_DO THIS_
All of the data should be repeated exactly; pictures are not part of the copy.

Stored dataset items:

------------------------------------------------

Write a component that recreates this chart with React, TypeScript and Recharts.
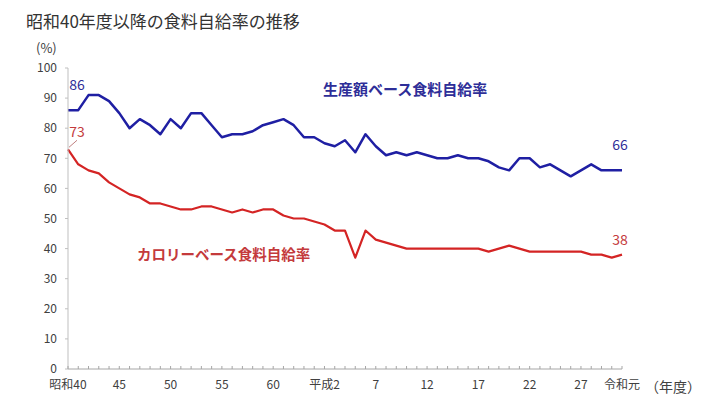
import { LineChart, Line, XAxis, YAxis, LabelList } from 'recharts';

const years = Array.from({ length: 55 }, (_, i) => 1965 + i);

// 生産額ベース (%)
const productionRate = [
  86, 86, 91, 91, 89, 85, 80, 83, 81, 78,
  83, 80, 85, 85, 81, 77, 78, 78, 79, 81,
  82, 83, 81, 77, 77, 75, 74, 76, 72, 78,
  74, 71, 72, 71, 72, 71, 70, 70, 71, 70,
  70, 69, 67, 66, 70, 70, 67, 68, 66, 64,
  66, 68, 66, 66, 66,
];

// カロリーベース (%)
const calorieRate = [
  73, 68, 66, 65, 62, 60, 58, 57, 55, 55,
  54, 53, 53, 54, 54, 53, 52, 53, 52, 53,
  53, 51, 50, 50, 49, 48, 46, 46, 37, 46,
  43, 42, 41, 40, 40, 40, 40, 40, 40, 40,
  40, 39, 40, 41, 40, 39, 39, 39, 39, 39,
  39, 38, 38, 37, 38,
];

const yTicks = [0, 10, 20, 30, 40, 50, 60, 70, 80, 90, 100];

const xLabels: Record<number, string> = {
  1965: '昭和40',
  1970: '45',
  1975: '50',
  1980: '55',
  1985: '60',
  1990: '平成2',
  1995: '7',
  2000: '12',
  2005: '17',
  2010: '22',
  2015: '27',
  2019: '令和元',
};

const data = years.map((year, i) => ({
  year,
  production: productionRate[i],
  calorie: calorieRate[i],
}));

const BLUE = '#1f1fa3';
const BLUE_TEXT = '#2e2e98';
const RED = '#d42424';
const RED_TEXT = '#c43a3c';
const FONT = '"Noto Sans CJK JP", "Noto Sans", sans-serif';

const YearTick = (props: any) => {
  const { x, y, payload } = props;
  const label = xLabels[payload.value];
  return (
    <g>
      <line x1={x} x2={x} y1={y - 3} y2={y} stroke="#a6a6a6" strokeWidth={1} />
      {label && (
        <text x={x} y={y + 20} textAnchor="middle" fontSize={12} fill="#404040" fontFamily={FONT}>
          {label}
        </text>
      )}
    </g>
  );
};

const endLabel = (color: string, first: 'above' | 'leader', lastDy: number) => (props: any) => {
  const { x, y, index, value } = props;
  if (index === 0) {
    if (first === 'leader') {
      return (
        <g>
          <line x1={x + 1} y1={y - 2} x2={x + 9} y2={y - 9} stroke="#c08080" strokeWidth={1} />
          <text x={x + 9} y={y - 12} textAnchor="middle" fontSize={14} fill={color} fontFamily={FONT}>
            {value}
          </text>
        </g>
      );
    }
    return (
      <text x={x + 9} y={y - 20} textAnchor="middle" fontSize={14} fill={color} fontFamily={FONT}>
        {value}
      </text>
    );
  }
  if (index === years.length - 1) {
    return (
      <text x={x - 2} y={y + lastDy} textAnchor="middle" fontSize={14} fill={color} fontFamily={FONT}>
        {value}
      </text>
    );
  }
  return null;
};

export default function App() {
  return (
    <div style={{ position: 'absolute', left: 0, top: 0, width: 718, height: 403, background: '#fff', fontFamily: FONT }}>
      <div style={{ position: 'absolute', left: 26, top: 8, fontSize: 17, color: '#333' }}>
        昭和40年度以降の食料自給率の推移
      </div>
      <div style={{ position: 'absolute', left: 36, top: 38, fontSize: 13, color: '#404040' }}>(%)</div>
      <div style={{ position: 'absolute', left: 645, top: 376, fontSize: 14, color: '#404040' }}>（年度）</div>
      <div style={{ position: 'absolute', left: 323, top: 78, fontSize: 15, color: BLUE_TEXT, fontWeight: 'bold' }}>
        生産額ベース食料自給率
      </div>
      <div style={{ position: 'absolute', left: 137, top: 243, fontSize: 14.5, color: RED_TEXT, fontWeight: 'bold' }}>
        カロリーベース食料自給率
      </div>
      <LineChart width={718} height={403} data={data} margin={{ top: 68, right: 96, bottom: 4, left: 8 }}>
        <XAxis
          dataKey="year"
          type="number"
          domain={[1965, 2019]}
          ticks={years}
          interval={0}
          height={30}
          tickSize={0}
          tickMargin={0}
          tick={<YearTick />}
          axisLine={{ stroke: '#a6a6a6' }}
        />
        <YAxis
          domain={[0, 100]}
          ticks={yTicks}
          interval={0}
          width={60}
          tickSize={3}
          tickMargin={8}
          tickLine={{ stroke: '#bfbfbf' }}
          axisLine={{ stroke: '#bfbfbf' }}
          tick={{ fontSize: 12, fill: '#404040', fontFamily: FONT }}
        />
        <Line
          dataKey="production"
          stroke={BLUE}
          strokeWidth={2.5}
          dot={false}
          isAnimationActive={false}
          strokeLinejoin="round"
        >
          <LabelList dataKey="production" content={endLabel(BLUE_TEXT, 'above', -20)} />
        </Line>
        <Line
          dataKey="calorie"
          stroke={RED}
          strokeWidth={2.2}
          dot={false}
          isAnimationActive={false}
          strokeLinejoin="round"
        >
          <LabelList dataKey="calorie" content={endLabel(RED_TEXT, 'leader', -10)} />
        </Line>
      </LineChart>
    </div>
  );
}
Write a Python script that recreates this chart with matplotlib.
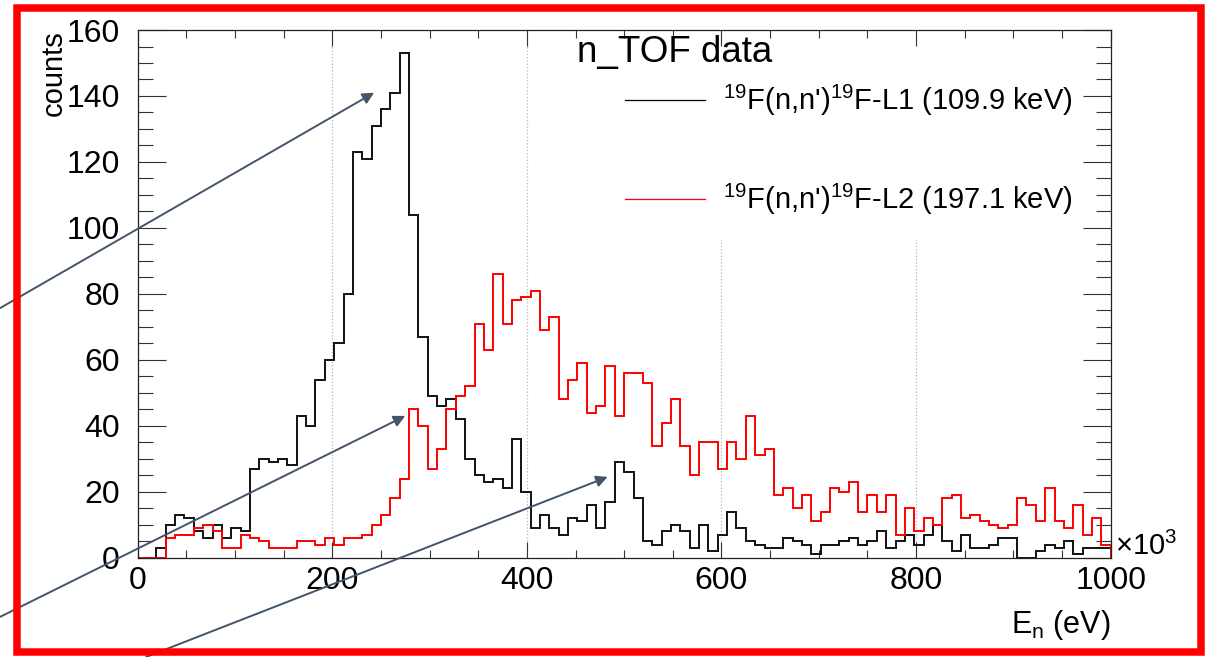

------------------------------------------------

_ANSWER TO THE TASK_
Write a component that recreates this chart with React, TypeScript and Recharts.
import { LineChart, Line, XAxis, YAxis, LabelList } from 'recharts';

const years = Array.from({ length: 55 }, (_, i) => 1965 + i);

// 生産額ベース (%)
const productionRate = [
  86, 86, 91, 91, 89, 85, 80, 83, 81, 78,
  83, 80, 85, 85, 81, 77, 78, 78, 79, 81,
  82, 83, 81, 77, 77, 75, 74, 76, 72, 78,
  74, 71, 72, 71, 72, 71, 70, 70, 71, 70,
  70, 69, 67, 66, 70, 70, 67, 68, 66, 64,
  66, 68, 66, 66, 66,
];

// カロリーベース (%)
const calorieRate = [
  73, 68, 66, 65, 62, 60, 58, 57, 55, 55,
  54, 53, 53, 54, 54, 53, 52, 53, 52, 53,
  53, 51, 50, 50, 49, 48, 46, 46, 37, 46,
  43, 42, 41, 40, 40, 40, 40, 40, 40, 40,
  40, 39, 40, 41, 40, 39, 39, 39, 39, 39,
  39, 38, 38, 37, 38,
];

const yTicks = [0, 10, 20, 30, 40, 50, 60, 70, 80, 90, 100];

const xLabels: Record<number, string> = {
  1965: '昭和40',
  1970: '45',
  1975: '50',
  1980: '55',
  1985: '60',
  1990: '平成2',
  1995: '7',
  2000: '12',
  2005: '17',
  2010: '22',
  2015: '27',
  2019: '令和元',
};

const data = years.map((year, i) => ({
  year,
  production: productionRate[i],
  calorie: calorieRate[i],
}));

const BLUE = '#1f1fa3';
const BLUE_TEXT = '#2e2e98';
const RED = '#d42424';
const RED_TEXT = '#c43a3c';
const FONT = '"Noto Sans CJK JP", "Noto Sans", sans-serif';

const YearTick = (props: any) => {
  const { x, y, payload } = props;
  const label = xLabels[payload.value];
  return (
    <g>
      <line x1={x} x2={x} y1={y - 3} y2={y} stroke="#a6a6a6" strokeWidth={1} />
      {label && (
        <text x={x} y={y + 20} textAnchor="middle" fontSize={12} fill="#404040" fontFamily={FONT}>
          {label}
        </text>
      )}
    </g>
  );
};

const endLabel = (color: string, first: 'above' | 'leader', lastDy: number) => (props: any) => {
  const { x, y, index, value } = props;
  if (index === 0) {
    if (first === 'leader') {
      return (
        <g>
          <line x1={x + 1} y1={y - 2} x2={x + 9} y2={y - 9} stroke="#c08080" strokeWidth={1} />
          <text x={x + 9} y={y - 12} textAnchor="middle" fontSize={14} fill={color} fontFamily={FONT}>
            {value}
          </text>
        </g>
      );
    }
    return (
      <text x={x + 9} y={y - 20} textAnchor="middle" fontSize={14} fill={color} fontFamily={FONT}>
        {value}
      </text>
    );
  }
  if (index === years.length - 1) {
    return (
      <text x={x - 2} y={y + lastDy} textAnchor="middle" fontSize={14} fill={color} fontFamily={FONT}>
        {value}
      </text>
    );
  }
  return null;
};

export default function App() {
  return (
    <div style={{ position: 'absolute', left: 0, top: 0, width: 718, height: 403, background: '#fff', fontFamily: FONT }}>
      <div style={{ position: 'absolute', left: 26, top: 8, fontSize: 17, color: '#333' }}>
        昭和40年度以降の食料自給率の推移
      </div>
      <div style={{ position: 'absolute', left: 36, top: 38, fontSize: 13, color: '#404040' }}>(%)</div>
      <div style={{ position: 'absolute', left: 645, top: 376, fontSize: 14, color: '#404040' }}>（年度）</div>
      <div style={{ position: 'absolute', left: 323, top: 78, fontSize: 15, color: BLUE_TEXT, fontWeight: 'bold' }}>
        生産額ベース食料自給率
      </div>
      <div style={{ position: 'absolute', left: 137, top: 243, fontSize: 14.5, color: RED_TEXT, fontWeight: 'bold' }}>
        カロリーベース食料自給率
      </div>
      <LineChart width={718} height={403} data={data} margin={{ top: 68, right: 96, bottom: 4, left: 8 }}>
        <XAxis
          dataKey="year"
          type="number"
          domain={[1965, 2019]}
          ticks={years}
          interval={0}
          height={30}
          tickSize={0}
          tickMargin={0}
          tick={<YearTick />}
          axisLine={{ stroke: '#a6a6a6' }}
        />
        <YAxis
          domain={[0, 100]}
          ticks={yTicks}
          interval={0}
          width={60}
          tickSize={3}
          tickMargin={8}
          tickLine={{ stroke: '#bfbfbf' }}
          axisLine={{ stroke: '#bfbfbf' }}
          tick={{ fontSize: 12, fill: '#404040', fontFamily: FONT }}
        />
        <Line
          dataKey="production"
          stroke={BLUE}
          strokeWidth={2.5}
          dot={false}
          isAnimationActive={false}
          strokeLinejoin="round"
        >
          <LabelList dataKey="production" content={endLabel(BLUE_TEXT, 'above', -20)} />
        </Line>
        <Line
          dataKey="calorie"
          stroke={RED}
          strokeWidth={2.2}
          dot={false}
          isAnimationActive={false}
          strokeLinejoin="round"
        >
          <LabelList dataKey="calorie" content={endLabel(RED_TEXT, 'leader', -10)} />
        </Line>
      </LineChart>
    </div>
  );
}
Write a Python script that recreates this chart with matplotlib.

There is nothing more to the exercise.